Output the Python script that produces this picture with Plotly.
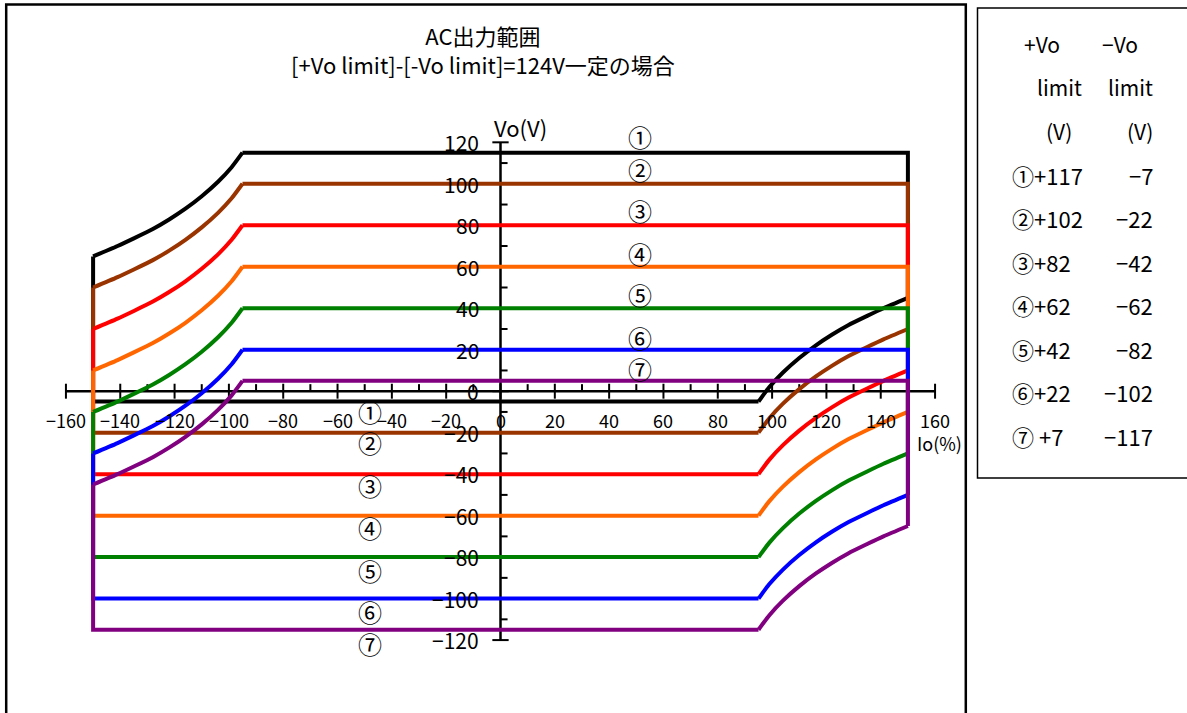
import plotly.graph_objects as go

W, H = 1187, 713

# ---------------- data ----------------
series_labels = ["①", "②", "③", "④", "⑤", "⑥", "⑦"]
colors = ["#000000", "#993300", "#FF0000", "#FF6600", "#008000", "#0000FF", "#800080"]
top_levels = [115, 100, 80, 60, 40, 20, 5]
bottom_levels = [-5, -20, -40, -60, -80, -100, -115]
io_edge = 150
# knee profile: |Io| (%) and drop from flat level (V)
knee_io = [95, 99, 104, 110, 116, 122, 128, 135, 141, 150]
knee_drop = [0, 7, 14, 21, 27, 32.2, 36.8, 41.3, 45, 50]

top_label_x = 51.5
top_label_y = [123, 107, 87, 66.5, 46.5, 26, 11]
bottom_label_x = -48
bottom_label_y = [-10, -24.5, -45.5, -65.5, -86.5, -106, -121.5]

x_ticks = list(range(-160, 161, 20))
x_minor = list(range(-150, 151, 20))
y_ticks = list(range(-120, 121, 20))
y_minor = list(range(-110, 111, 20))

title_lines = ["AC出力範囲", "[+Vo limit]-[-Vo limit]=124V一定の場合"]
x_title = "Io(%)"
y_title = "Vo(V)"

table_head_plus = ["+Vo", "limit", "(V)"]
table_head_minus = ["−Vo", "limit", "(V)"]
table_plus = ["①+117", "②+102", "③+82", "④+62", "⑤+42", "⑥+22", "⑦ +7"]
table_minus = ["−7", "−22", "−42", "−62", "−82", "−102", "−117"]

# ---------------- geometry (pixel calibration) ----------------
X0PX, XS = 500.5, 2.716
Y0PX, YS = 391.2, 2.074
xr = [(0 - X0PX) / XS, (W - X0PX) / XS]
yr = [(Y0PX - H) / YS, Y0PX / YS]

FONT = "Noto Sans CJK JP"


def fmt(v):
    return str(v).replace("-", "−")


def px(x):
    return x / W


def py(y):
    return 1 - y / H


fig = go.Figure()

rev_io = list(reversed(knee_io))
rev_drop = list(reversed(knee_drop))
for lab, col, T, B in zip(series_labels, colors, top_levels, bottom_levels):
    # straight parts (flat levels and vertical edges)
    xs = [-knee_io[0], io_edge, io_edge, None, knee_io[0], -io_edge, -io_edge]
    ys = [T, T, B + knee_drop[-1], None, B, B, T - knee_drop[-1]]
    fig.add_trace(go.Scatter(x=xs, y=ys, mode="lines", name=lab,
                             line=dict(color=col, width=4), hoverinfo="skip",
                             showlegend=False))
    # curved knee parts
    cx = [-i for i in rev_io] + [None] + [i for i in rev_io]
    cy = [T - d for d in rev_drop] + [None] + [B + d for d in rev_drop]
    fig.add_trace(go.Scatter(x=cx, y=cy, mode="lines", name=lab,
                             line=dict(color=col, width=4, shape="spline", smoothing=0.6),
                             connectgaps=False, hoverinfo="skip", showlegend=False))

shapes = []
AX = dict(color="black", width=2.5)
TK = dict(color="black", width=2)
shapes.append(dict(type="line", xref="x", yref="y", x0=-160, x1=160, y0=0, y1=0, line=AX, layer="below"))
shapes.append(dict(type="line", xref="x", yref="y", x0=0, x1=0, y0=-120, y1=120, line=AX, layer="below"))
for v in x_ticks:
    shapes.append(dict(type="line", xref="x", yref="y", x0=v, x1=v, y0=-3.6, y1=3.6, line=TK, layer="below"))
for v in x_minor:
    shapes.append(dict(type="line", xref="x", yref="y", x0=v, x1=v, y0=0, y1=3.4, line=TK, layer="below"))
for v in y_ticks:
    shapes.append(dict(type="line", xref="x", yref="y", x0=-3, x1=3, y0=v, y1=v, line=TK, layer="below"))
for v in y_minor:
    shapes.append(dict(type="line", xref="x", yref="y", x0=0, x1=2.6, y0=v, y1=v, line=TK, layer="below"))

# frames
shapes.append(dict(type="rect", xref="paper", yref="paper", x0=px(6.2), x1=px(965.8),
                   y0=py(H + 10), y1=py(4.5), line=dict(color="black", width=2.5)))
shapes.append(dict(type="rect", xref="paper", yref="paper", x0=px(977.5), x1=px(W + 10),
                   y0=py(478), y1=py(8), line=dict(color="black", width=1.5)))

ann = []


def A(text, x, y, size=18, xanchor="center", yanchor="middle", xref="paper", yref="paper", **kw):
    ann.append(dict(text=text, x=x, y=y, xref=xref, yref=yref, showarrow=False,
                    xanchor=xanchor, yanchor=yanchor,
                    font=dict(family=FONT, size=size, color="black"), **kw))


A("<br>".join(title_lines), px(483), py(49), size=22)
A(y_title, px(520), py(127), size=22)
A(x_title, px(939), py(443), size=18)

for v in x_ticks:
    A(fmt(v), v, 0, size=18, xref="x", yref="y", yshift=-(420 - Y0PX))
for v in y_ticks:
    A(fmt(v), 0, v, size=21, xanchor="right", xref="x", yref="y", xshift=-(X0PX - 481))

for lab, yv in zip(series_labels, top_label_y):
    A(lab, top_label_x, yv, size=24, xref="x", yref="y")
for lab, yv in zip(series_labels, bottom_label_y):
    A(lab, bottom_label_x, yv, size=24, xref="x", yref="y")

row_y0, row_dy = 44, 43.5
head_left = [1022, 1035, 1044]
for i, (a, b) in enumerate(zip(table_head_plus, table_head_minus)):
    yy = row_y0 + i * row_dy
    A(a, px(head_left[i]), py(yy), size=21, xanchor="left")
    A(b, px(1155) if i else px(1140), py(yy), size=21, xanchor="right")
for j, (a, b) in enumerate(zip(table_plus, table_minus)):
    yy = row_y0 + (j + 3) * row_dy
    A(a, px(1010), py(yy), size=22, xanchor="left")
    A(b, px(1155), py(yy), size=22, xanchor="right")

fig.update_layout(
    width=W, height=H,
    margin=dict(l=0, r=0, t=0, b=0, pad=0),
    paper_bgcolor="white", plot_bgcolor="white",
    xaxis=dict(range=xr, visible=False, showgrid=False, zeroline=False, fixedrange=True),
    yaxis=dict(range=yr, visible=False, showgrid=False, zeroline=False, fixedrange=True),
    shapes=shapes, annotations=ann, showlegend=False,
)

fig.write_html("out.html", config={"displayModeBar": False},
               post_script="document.body.style.margin='0';document.body.style.overflow='hidden';")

☆ ☆ ☆ ☆

What this task involves >> Copy nothing but the lines from the top of the material through the line holding "fig = go.Figure()", exactly as written; omit pictures.

Result of this exercise >>
Output the Python script that produces this picture with Plotly.
import plotly.graph_objects as go

W, H = 1187, 713

# ---------------- data ----------------
series_labels = ["①", "②", "③", "④", "⑤", "⑥", "⑦"]
colors = ["#000000", "#993300", "#FF0000", "#FF6600", "#008000", "#0000FF", "#800080"]
top_levels = [115, 100, 80, 60, 40, 20, 5]
bottom_levels = [-5, -20, -40, -60, -80, -100, -115]
io_edge = 150
# knee profile: |Io| (%) and drop from flat level (V)
knee_io = [95, 99, 104, 110, 116, 122, 128, 135, 141, 150]
knee_drop = [0, 7, 14, 21, 27, 32.2, 36.8, 41.3, 45, 50]

top_label_x = 51.5
top_label_y = [123, 107, 87, 66.5, 46.5, 26, 11]
bottom_label_x = -48
bottom_label_y = [-10, -24.5, -45.5, -65.5, -86.5, -106, -121.5]

x_ticks = list(range(-160, 161, 20))
x_minor = list(range(-150, 151, 20))
y_ticks = list(range(-120, 121, 20))
y_minor = list(range(-110, 111, 20))

title_lines = ["AC出力範囲", "[+Vo limit]-[-Vo limit]=124V一定の場合"]
x_title = "Io(%)"
y_title = "Vo(V)"

table_head_plus = ["+Vo", "limit", "(V)"]
table_head_minus = ["−Vo", "limit", "(V)"]
table_plus = ["①+117", "②+102", "③+82", "④+62", "⑤+42", "⑥+22", "⑦ +7"]
table_minus = ["−7", "−22", "−42", "−62", "−82", "−102", "−117"]

# ---------------- geometry (pixel calibration) ----------------
X0PX, XS = 500.5, 2.716
Y0PX, YS = 391.2, 2.074
xr = [(0 - X0PX) / XS, (W - X0PX) / XS]
yr = [(Y0PX - H) / YS, Y0PX / YS]

FONT = "Noto Sans CJK JP"


def fmt(v):
    return str(v).replace("-", "−")


def px(x):
    return x / W


def py(y):
    return 1 - y / H


fig = go.Figure()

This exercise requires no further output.